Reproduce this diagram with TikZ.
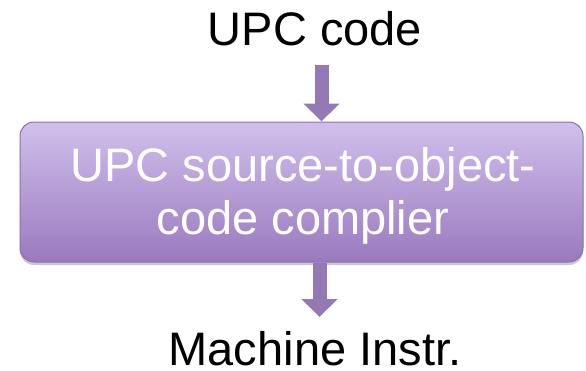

+ + + + +

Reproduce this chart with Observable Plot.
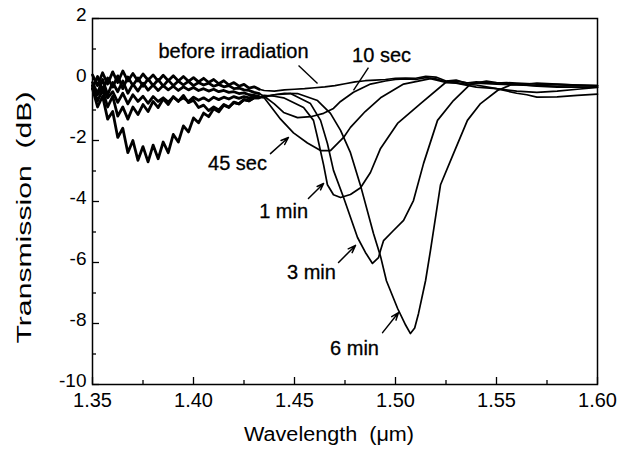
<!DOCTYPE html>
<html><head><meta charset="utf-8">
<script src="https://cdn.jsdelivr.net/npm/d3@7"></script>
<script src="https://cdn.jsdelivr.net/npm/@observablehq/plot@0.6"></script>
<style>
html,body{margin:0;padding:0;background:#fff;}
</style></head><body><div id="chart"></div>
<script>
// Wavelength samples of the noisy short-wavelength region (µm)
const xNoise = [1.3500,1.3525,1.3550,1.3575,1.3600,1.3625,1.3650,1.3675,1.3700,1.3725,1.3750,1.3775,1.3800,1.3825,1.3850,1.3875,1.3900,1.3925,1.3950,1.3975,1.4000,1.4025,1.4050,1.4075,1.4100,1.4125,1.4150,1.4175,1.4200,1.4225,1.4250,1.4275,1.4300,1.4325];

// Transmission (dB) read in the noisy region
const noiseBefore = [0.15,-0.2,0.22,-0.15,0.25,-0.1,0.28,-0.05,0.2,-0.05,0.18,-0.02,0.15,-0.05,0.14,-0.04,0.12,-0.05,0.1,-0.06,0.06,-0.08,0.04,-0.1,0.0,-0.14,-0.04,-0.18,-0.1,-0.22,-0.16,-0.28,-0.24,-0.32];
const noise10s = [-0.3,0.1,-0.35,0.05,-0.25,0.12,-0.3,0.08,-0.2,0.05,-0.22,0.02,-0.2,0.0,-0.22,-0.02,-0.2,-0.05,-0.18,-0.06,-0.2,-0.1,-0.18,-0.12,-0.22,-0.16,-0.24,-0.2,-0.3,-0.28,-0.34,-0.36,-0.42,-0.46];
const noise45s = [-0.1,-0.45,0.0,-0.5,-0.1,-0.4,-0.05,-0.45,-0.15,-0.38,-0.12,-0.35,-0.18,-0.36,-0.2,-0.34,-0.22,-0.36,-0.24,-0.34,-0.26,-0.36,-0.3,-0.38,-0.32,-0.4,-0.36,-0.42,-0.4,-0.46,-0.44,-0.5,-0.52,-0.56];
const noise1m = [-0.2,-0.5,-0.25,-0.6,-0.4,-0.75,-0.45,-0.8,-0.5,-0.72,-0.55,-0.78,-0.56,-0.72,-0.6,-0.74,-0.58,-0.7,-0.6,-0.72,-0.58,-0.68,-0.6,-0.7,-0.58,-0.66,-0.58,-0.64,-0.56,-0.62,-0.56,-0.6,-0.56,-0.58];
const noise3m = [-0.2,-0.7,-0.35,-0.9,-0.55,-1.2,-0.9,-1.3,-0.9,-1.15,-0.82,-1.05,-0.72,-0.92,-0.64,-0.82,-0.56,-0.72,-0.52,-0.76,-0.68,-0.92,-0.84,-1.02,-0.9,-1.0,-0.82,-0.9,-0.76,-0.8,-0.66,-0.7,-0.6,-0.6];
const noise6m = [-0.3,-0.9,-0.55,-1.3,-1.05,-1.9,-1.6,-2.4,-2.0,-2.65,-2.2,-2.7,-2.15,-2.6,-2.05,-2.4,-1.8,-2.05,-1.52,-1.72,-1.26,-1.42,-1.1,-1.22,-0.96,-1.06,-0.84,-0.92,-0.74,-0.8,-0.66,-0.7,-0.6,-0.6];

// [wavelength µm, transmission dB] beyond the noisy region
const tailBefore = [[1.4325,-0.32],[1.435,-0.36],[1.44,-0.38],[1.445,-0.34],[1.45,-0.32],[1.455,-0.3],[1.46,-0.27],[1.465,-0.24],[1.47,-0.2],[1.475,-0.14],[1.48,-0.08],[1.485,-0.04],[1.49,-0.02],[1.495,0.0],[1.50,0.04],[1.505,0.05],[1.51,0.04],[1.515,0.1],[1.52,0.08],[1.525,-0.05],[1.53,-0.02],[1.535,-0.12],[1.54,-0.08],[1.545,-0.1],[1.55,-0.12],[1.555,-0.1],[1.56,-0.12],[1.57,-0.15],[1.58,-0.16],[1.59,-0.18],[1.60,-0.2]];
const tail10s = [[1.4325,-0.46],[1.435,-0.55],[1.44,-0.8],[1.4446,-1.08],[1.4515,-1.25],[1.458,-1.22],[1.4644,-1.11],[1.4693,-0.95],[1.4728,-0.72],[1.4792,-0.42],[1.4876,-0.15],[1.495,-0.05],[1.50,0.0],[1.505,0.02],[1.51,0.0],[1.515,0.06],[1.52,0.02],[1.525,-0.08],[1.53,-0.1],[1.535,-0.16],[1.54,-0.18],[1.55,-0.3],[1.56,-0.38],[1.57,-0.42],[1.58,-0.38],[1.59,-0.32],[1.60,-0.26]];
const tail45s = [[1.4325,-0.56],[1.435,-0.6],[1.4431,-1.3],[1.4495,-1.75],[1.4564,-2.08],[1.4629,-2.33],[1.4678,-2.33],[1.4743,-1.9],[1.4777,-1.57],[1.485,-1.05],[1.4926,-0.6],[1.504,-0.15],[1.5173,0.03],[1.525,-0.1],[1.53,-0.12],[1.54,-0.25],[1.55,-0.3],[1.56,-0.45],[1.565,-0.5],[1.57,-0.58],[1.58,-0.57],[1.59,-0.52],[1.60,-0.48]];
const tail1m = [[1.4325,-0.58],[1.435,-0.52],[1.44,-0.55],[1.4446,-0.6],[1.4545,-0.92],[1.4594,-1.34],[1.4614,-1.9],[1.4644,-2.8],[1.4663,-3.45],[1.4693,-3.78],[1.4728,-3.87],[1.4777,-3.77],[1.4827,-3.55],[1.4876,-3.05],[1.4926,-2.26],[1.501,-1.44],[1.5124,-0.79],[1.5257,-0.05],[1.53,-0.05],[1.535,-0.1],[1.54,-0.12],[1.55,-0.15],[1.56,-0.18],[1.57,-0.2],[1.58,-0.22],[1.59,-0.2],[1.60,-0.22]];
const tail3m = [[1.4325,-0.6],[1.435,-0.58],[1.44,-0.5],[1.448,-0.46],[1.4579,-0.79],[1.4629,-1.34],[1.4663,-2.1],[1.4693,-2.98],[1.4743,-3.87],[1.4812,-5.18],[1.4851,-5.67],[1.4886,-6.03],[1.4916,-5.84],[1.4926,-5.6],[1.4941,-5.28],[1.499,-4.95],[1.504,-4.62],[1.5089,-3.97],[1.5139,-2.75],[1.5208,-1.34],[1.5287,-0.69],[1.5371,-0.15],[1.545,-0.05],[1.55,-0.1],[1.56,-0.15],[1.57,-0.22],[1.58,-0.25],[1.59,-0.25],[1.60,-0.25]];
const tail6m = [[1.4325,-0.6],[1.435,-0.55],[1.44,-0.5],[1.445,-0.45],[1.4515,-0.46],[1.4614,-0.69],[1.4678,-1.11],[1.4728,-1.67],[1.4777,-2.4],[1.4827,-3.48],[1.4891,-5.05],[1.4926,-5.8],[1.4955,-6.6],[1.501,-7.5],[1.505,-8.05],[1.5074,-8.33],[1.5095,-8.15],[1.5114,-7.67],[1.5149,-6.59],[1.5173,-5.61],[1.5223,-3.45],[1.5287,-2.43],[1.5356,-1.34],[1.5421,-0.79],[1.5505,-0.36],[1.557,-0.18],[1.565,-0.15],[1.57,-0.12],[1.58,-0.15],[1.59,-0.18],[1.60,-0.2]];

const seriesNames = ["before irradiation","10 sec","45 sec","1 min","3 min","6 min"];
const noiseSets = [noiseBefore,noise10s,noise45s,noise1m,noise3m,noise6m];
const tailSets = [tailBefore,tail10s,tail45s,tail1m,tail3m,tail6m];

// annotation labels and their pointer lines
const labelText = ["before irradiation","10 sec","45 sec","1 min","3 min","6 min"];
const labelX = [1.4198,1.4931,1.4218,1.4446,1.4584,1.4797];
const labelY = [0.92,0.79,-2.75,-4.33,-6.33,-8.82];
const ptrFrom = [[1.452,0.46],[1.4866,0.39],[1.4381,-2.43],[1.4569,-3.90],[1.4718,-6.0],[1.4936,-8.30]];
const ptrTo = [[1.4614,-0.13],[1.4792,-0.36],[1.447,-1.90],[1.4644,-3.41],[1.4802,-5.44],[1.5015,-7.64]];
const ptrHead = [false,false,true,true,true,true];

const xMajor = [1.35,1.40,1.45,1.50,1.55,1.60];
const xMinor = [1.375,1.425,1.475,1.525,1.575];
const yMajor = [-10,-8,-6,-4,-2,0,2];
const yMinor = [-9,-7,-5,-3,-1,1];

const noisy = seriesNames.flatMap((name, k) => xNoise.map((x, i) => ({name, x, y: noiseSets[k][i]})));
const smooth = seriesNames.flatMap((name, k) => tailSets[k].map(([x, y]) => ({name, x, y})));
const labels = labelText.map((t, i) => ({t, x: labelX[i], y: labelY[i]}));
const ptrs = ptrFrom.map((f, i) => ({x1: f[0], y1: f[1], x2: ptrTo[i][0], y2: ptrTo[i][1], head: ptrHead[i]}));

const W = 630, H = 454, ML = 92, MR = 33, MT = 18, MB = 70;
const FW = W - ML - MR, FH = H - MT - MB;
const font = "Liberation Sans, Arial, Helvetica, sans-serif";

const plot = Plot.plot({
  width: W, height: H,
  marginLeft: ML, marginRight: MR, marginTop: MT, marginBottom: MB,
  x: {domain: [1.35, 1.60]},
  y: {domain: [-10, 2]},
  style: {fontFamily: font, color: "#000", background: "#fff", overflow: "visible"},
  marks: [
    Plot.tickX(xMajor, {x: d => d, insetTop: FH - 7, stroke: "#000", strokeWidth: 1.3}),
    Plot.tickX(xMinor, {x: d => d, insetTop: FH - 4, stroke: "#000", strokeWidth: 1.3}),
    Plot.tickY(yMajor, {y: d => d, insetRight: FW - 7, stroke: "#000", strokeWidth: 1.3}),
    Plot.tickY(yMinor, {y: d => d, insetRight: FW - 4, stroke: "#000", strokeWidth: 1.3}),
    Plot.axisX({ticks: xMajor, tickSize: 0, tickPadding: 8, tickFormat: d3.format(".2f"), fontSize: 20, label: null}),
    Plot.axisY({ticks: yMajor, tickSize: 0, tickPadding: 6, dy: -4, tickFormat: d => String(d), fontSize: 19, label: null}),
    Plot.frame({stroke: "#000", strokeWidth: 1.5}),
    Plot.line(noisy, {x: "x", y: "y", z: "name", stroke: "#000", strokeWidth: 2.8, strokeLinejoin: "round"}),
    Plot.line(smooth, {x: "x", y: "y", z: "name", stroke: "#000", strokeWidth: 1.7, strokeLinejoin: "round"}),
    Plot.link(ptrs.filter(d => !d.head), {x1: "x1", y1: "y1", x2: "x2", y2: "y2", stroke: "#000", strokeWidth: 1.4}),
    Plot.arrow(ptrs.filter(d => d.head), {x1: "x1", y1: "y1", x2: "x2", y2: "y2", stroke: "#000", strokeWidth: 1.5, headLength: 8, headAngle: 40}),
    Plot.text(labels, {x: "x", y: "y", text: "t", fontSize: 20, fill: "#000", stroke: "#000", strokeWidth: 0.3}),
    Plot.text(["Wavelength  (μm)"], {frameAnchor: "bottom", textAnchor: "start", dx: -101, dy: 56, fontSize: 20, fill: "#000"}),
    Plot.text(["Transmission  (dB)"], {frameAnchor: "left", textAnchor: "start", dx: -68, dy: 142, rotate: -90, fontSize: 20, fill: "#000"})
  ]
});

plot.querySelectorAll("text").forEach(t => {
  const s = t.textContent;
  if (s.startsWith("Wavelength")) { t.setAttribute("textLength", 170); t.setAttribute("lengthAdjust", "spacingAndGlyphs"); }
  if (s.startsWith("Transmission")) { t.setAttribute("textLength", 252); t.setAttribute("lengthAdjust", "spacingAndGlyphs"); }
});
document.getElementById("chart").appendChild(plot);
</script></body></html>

+ + + + +

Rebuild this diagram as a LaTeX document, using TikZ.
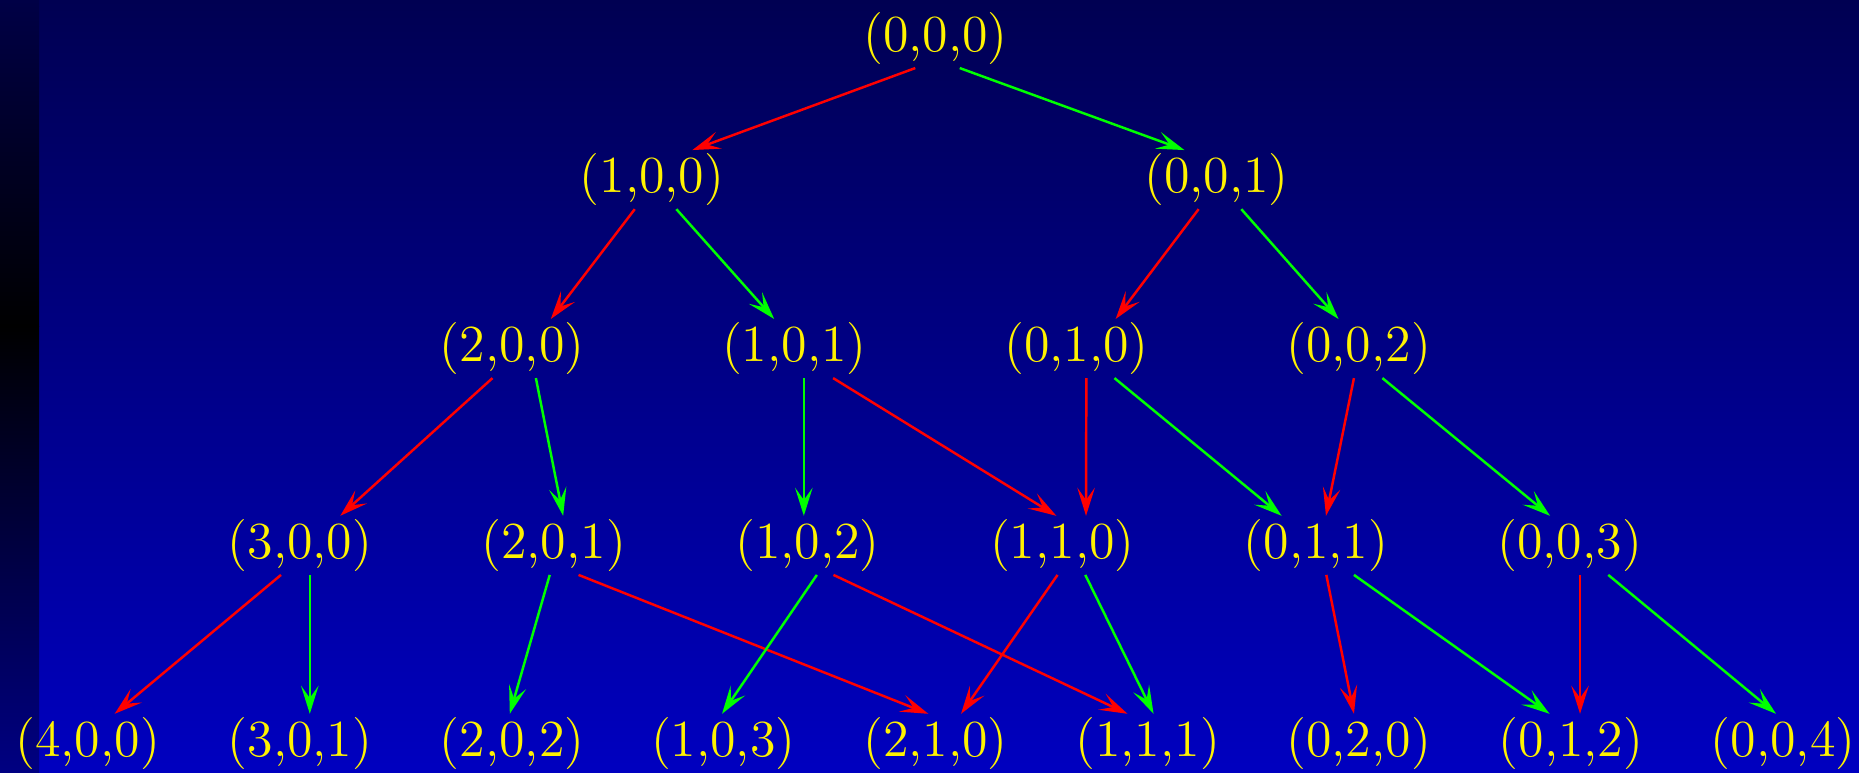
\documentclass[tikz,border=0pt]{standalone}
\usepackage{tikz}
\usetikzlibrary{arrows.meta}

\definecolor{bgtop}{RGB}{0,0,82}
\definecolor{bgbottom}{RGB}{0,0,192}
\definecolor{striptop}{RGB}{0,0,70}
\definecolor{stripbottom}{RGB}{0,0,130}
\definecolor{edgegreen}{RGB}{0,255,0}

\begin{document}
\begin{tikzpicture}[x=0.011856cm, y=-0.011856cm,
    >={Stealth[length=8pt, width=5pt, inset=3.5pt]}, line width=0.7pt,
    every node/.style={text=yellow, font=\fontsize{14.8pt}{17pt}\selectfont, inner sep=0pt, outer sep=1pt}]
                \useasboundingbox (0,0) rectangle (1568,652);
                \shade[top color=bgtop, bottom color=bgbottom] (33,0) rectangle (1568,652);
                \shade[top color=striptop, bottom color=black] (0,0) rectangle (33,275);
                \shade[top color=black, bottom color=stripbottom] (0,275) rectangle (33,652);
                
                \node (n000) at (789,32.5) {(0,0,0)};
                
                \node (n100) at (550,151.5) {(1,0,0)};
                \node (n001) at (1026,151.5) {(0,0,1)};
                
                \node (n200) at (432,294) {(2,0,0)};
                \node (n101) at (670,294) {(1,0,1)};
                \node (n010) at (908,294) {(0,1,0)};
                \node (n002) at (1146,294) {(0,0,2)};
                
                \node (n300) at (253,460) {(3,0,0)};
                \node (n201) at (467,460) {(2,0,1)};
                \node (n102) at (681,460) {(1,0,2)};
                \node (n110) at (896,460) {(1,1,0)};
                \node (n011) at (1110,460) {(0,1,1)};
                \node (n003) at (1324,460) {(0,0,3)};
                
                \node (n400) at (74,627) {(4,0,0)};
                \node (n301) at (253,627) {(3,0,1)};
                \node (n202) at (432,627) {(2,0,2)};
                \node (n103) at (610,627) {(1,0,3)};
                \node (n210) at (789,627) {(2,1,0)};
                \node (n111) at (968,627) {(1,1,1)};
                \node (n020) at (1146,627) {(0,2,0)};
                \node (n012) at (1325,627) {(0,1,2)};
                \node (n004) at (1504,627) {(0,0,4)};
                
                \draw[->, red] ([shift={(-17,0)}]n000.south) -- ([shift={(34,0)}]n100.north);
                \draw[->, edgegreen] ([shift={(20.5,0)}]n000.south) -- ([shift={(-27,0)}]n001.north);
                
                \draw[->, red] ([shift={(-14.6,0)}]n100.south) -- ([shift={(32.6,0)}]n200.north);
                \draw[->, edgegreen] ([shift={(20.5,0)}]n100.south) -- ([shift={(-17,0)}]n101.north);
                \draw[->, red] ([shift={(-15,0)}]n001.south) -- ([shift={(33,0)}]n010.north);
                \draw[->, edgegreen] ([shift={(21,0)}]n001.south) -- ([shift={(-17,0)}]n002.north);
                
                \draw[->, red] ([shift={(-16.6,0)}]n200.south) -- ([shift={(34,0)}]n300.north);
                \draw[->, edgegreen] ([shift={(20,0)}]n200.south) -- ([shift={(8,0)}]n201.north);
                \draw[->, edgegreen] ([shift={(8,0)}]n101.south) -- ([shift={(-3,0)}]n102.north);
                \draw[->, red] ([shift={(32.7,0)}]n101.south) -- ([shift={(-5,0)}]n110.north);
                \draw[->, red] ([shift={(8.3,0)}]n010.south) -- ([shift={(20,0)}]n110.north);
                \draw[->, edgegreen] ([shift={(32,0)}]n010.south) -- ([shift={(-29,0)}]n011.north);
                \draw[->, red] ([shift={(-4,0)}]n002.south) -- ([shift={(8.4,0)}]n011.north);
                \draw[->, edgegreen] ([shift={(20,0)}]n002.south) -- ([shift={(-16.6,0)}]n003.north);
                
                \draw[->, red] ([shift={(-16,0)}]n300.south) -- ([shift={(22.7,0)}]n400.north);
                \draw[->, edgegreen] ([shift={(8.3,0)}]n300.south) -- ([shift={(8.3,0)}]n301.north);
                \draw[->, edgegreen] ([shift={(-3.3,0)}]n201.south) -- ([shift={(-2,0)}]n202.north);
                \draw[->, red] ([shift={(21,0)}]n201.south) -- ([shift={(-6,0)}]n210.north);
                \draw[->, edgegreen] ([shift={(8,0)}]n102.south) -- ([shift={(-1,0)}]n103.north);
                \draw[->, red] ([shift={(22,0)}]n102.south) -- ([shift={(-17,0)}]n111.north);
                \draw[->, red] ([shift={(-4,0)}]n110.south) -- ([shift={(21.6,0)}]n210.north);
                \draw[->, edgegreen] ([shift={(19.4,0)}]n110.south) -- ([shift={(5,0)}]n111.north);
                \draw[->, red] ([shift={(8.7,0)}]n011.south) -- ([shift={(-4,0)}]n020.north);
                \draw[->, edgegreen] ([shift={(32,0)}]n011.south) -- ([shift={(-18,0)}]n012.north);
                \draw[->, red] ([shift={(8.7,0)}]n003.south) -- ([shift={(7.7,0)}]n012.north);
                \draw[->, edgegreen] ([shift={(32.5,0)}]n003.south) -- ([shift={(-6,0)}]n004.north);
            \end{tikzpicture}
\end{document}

+ + + + +

# JOB
Give back the exact lines above, running from the one that has "Rebuild this diagram" through the one that has "(n000) at (789,32.5)", with nothing added and no pictures.

# PROBLEM SOLUTION
Rebuild this diagram as a LaTeX document, using TikZ.
\documentclass[tikz,border=0pt]{standalone}
\usepackage{tikz}
\usetikzlibrary{arrows.meta}

\definecolor{bgtop}{RGB}{0,0,82}
\definecolor{bgbottom}{RGB}{0,0,192}
\definecolor{striptop}{RGB}{0,0,70}
\definecolor{stripbottom}{RGB}{0,0,130}
\definecolor{edgegreen}{RGB}{0,255,0}

\begin{document}
\begin{tikzpicture}[x=0.011856cm, y=-0.011856cm,
    >={Stealth[length=8pt, width=5pt, inset=3.5pt]}, line width=0.7pt,
    every node/.style={text=yellow, font=\fontsize{14.8pt}{17pt}\selectfont, inner sep=0pt, outer sep=1pt}]
                \useasboundingbox (0,0) rectangle (1568,652);
                \shade[top color=bgtop, bottom color=bgbottom] (33,0) rectangle (1568,652);
                \shade[top color=striptop, bottom color=black] (0,0) rectangle (33,275);
                \shade[top color=black, bottom color=stripbottom] (0,275) rectangle (33,652);
                
                \node (n000) at (789,32.5) {(0,0,0)};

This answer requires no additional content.